Behind The Artworks: The Medea Project - Reflections (2023)
Reflections were not something that was originally intended as a complete release, we were
working towards album 2 during the lockdown and had a series of interesting events that led us
to create this EP to curate the various musical endeavors that we had undertaken along
the way. We needed to package this up to make it a cohesive whole and so the EP was
conceptualized to be a complete release.
Album Art:
For the cover artwork, we wanted something that tied it to the previous album, as originally
the track The Ghosts of St Augustines was part of Sisyphus. We had an artist lined up, but
unfortunately at the 11th hour they had to pull out, so now stuck, we had to find another artist
who could come to our rescue. Enter Daniel Bollans of Consecration.
It was suggested we work with Daniel as a replacement, and honestly this was one of the
most painless experiences we have ever had. We started with the vortex motif as a core
design concept and then gave a very loose and rough brief to Daniel based on the concept
of a vortex of ghosts or souls, we wanted this to be definitely human in form and to avoid
many of the heavy metal stereotypes.
Daniel delivered this in spades, asking pertinent questions and keeping us in the loop. He
sent through his initial design sketches and worked quickly with us to capture the essence of
what we wanted whilst adding his own flair to it. In the end we have this striking piece of
artwork with many tiny, hidden elements that draw the viewer into the vortex.
Tina Korhonen: We needed a new set of images that better represented us as a band post-Sisyphus that
were slightly less abstract than the images used in the last album, and we contacted Tina K
to do a shoot for us. We ended up shooting a series of images in a studio in London during
lockdown, this in itself being a very surreal experience and quite possibly the feel of
desertion from that drive down added its own little bit of atmosphere to the finished work.

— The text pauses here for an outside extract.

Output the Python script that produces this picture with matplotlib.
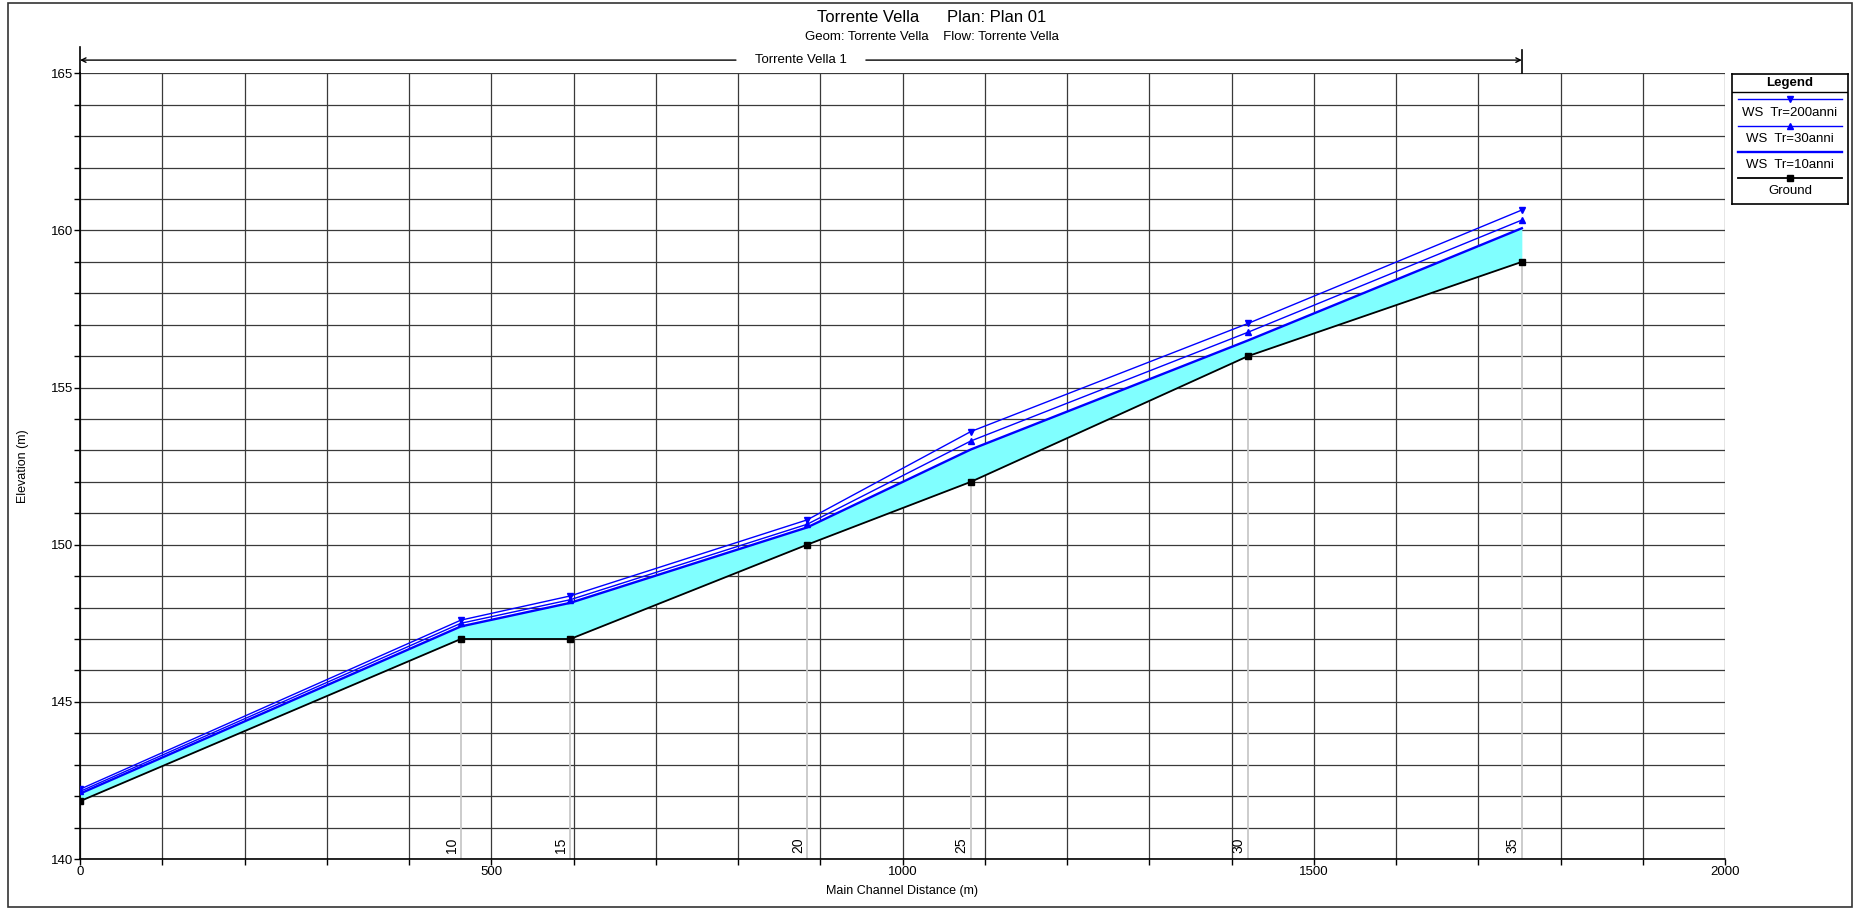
import matplotlib
matplotlib.use("Agg")
import matplotlib.pyplot as plt
from matplotlib.patches import Rectangle

plt.rcParams['font.family'] = ['Liberation Sans', 'DejaVu Sans']

# main channel distance (m) of each cross section
dist = [0, 463, 596, 884, 1083, 1420, 1753]
ground = [141.84, 147.00, 147.00, 150.00, 152.00, 156.00, 159.00]
ws200 = [142.22, 147.60, 148.37, 150.79, 153.60, 157.04, 160.65]
ws30 = [142.15, 147.50, 148.25, 150.65, 153.30, 156.76, 160.33]
ws10 = [142.08, 147.40, 148.15, 150.55, 153.03, 156.50, 160.07]
stations = ['', '10', '15', '20', '25', '30', '35']

reach_name = 'Torrente Vella 1'
legend_labels = ['WS  Tr=200anni', 'WS  Tr=30anni', 'WS  Tr=10anni', 'Ground']

W, H = 1854, 909
fig = plt.figure(figsize=(W / 100, H / 100), dpi=100)
ax = fig.add_axes([80 / W, 1 - 859 / H, (1725 - 80) / W, (859 - 73.3) / H])

ax.set_xlim(0, 2000)
ax.set_ylim(140, 165)
ax.set_xticks(range(0, 2001, 500))
ax.set_xticks(range(0, 2001, 100), minor=True)
ax.set_yticks(range(140, 166, 5))
ax.set_yticks(range(140, 166, 1), minor=True)
ax.grid(True, which='both', color='#3a3a3a', lw=0.9, zorder=0)
ax.set_axisbelow(True)
ax.tick_params(which='both', direction='out', length=4, width=1, labelsize=9.5, pad=1)
for s in ('top', 'right'):
    ax.spines[s].set_visible(False)
ax.spines['left'].set_linewidth(1.2)
ax.spines['bottom'].set_linewidth(1.2)

ax.set_xlabel('Main Channel Distance (m)', fontsize=9, labelpad=5)
ax.set_ylabel('Elevation (m)', fontsize=9, labelpad=16)

# water between ground and lowest profile
ax.fill_between(dist, ground, ws10, color='#80ffff', lw=0, zorder=2)

# cross section marks with river station labels
for d, g, st in zip(dist, ground, stations):
    if st:
        ax.plot([d, d], [140, g], color='#c8c8c8', lw=1.3, zorder=1.5)
        ax.annotate(st, (d, 140), xytext=(-1.5, 4), textcoords='offset points',
                    rotation=90, ha='right', va='bottom', fontsize=10)

ax.plot(dist, ws200, color='#0000ff', lw=1.0, marker='v', ms=4.5, zorder=4)
ax.plot(dist, ws30, color='#0000ff', lw=1.0, marker='^', ms=4.5, zorder=4)
ax.plot(dist, ws10, color='#0000ff', lw=1.7, zorder=4)
ax.plot(dist, ground, color='black', lw=1.3, marker='s', ms=4.5, zorder=5)

# reach extent bar above the plot
y_bar = 165.42
mid = (dist[0] + dist[-1]) / 2
gap = 79
ax.plot([dist[0], dist[0]], [165, 165.83], color='black', lw=1.2, clip_on=False)
ax.plot([dist[-1], dist[-1]], [165, 165.75], color='black', lw=1.2, clip_on=False)
ax.annotate('', xy=(dist[0], y_bar), xytext=(mid - gap, y_bar),
            arrowprops=dict(arrowstyle='->', lw=1, color='black', shrinkA=0, shrinkB=0,
                            mutation_scale=8), annotation_clip=False)
ax.annotate('', xy=(dist[-1], y_bar), xytext=(mid + gap, y_bar),
            arrowprops=dict(arrowstyle='->', lw=1, color='black', shrinkA=0, shrinkB=0,
                            mutation_scale=8), annotation_clip=False)
ax.text(mid, y_bar, reach_name, ha='center', va='center', fontsize=9.5, clip_on=False)

# titles
fig.text(932 / W, 1 - 17 / H, 'Torrente Vella      Plan: Plan 01', ha='center', va='center', fontsize=12)
fig.text(932 / W, 1 - 37 / H, 'Geom: Torrente Vella    Flow: Torrente Vella', ha='center', va='center', fontsize=9.5)

# legend box
lx0, lx1, ly0, ly1 = 1732, 1848, 74, 204
lax = fig.add_axes([lx0 / W, 1 - ly1 / H, (lx1 - lx0) / W, (ly1 - ly0) / H])
lax.set_xlim(lx0, lx1)
lax.set_ylim(ly1, ly0)
lax.set_xticks([])
lax.set_yticks([])
for s in lax.spines.values():
    s.set_linewidth(1.2)
lax.text((lx0 + lx1) / 2, 83, 'Legend', ha='center', va='center', fontsize=9.5, fontweight='bold')
lax.plot([lx0, lx1], [92, 92], color='black', lw=1)
styles = [('#0000ff', 1.0, 'v'), ('#0000ff', 1.0, '^'), ('#0000ff', 1.7, None), ('black', 1.3, 's')]
line_y = [99.3, 126, 152, 177.7]
for (c, lw, m), yl, lab in zip(styles, line_y, legend_labels):
    lax.plot([1738, 1842], [yl, yl], color=c, lw=lw)
    if m:
        lax.plot([1790], [yl], color=c, marker=m, ms=4.5)
    lax.text(1790, yl + 13.3, lab, ha='center', va='center', fontsize=9.5)

# outer frame
fig.patches.append(Rectangle((8 / W, 2 / H), (1852 - 8) / W, (906 - 2) / H,
                             transform=fig.transFigure, fill=False, lw=1.2, color='#333333'))

fig.savefig('out.png', dpi=100)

The images came out with a certain ominous quality that alludes to the darkness in this
collection of tracks.
Phat Mandem: Claudio Ravanelli and Andre Harrison of Phat Mandem contacted us with a brief for a video
that they wanted to shoot and felt we would work really well in it, we in turn felt that The
Ghosts of St Augustine would be the ideal track. We’d wanted to work with them after seeing
their brilliant video for Ygodeh, “One night stand”.
The shooting took place in a small studio space in London. Some lockdown restrictions were still
in place so cast interaction had to be strictly controlled which meant that shooting was done
on a some in, some out basis, but it worked, and the end result is oozing with atmosphere and
menace. Ultimately again, that semi-enforced isolation added its own touch to the video,
creating some very surreal moments in the interactions of various people.
Putting it all together:
The album layout and design we decided to do in-house this time due to production backlogs
everywhere, so this would remove that delay from the chain. That in itself was an interesting
process as print media is not something that either of us has really done in the past.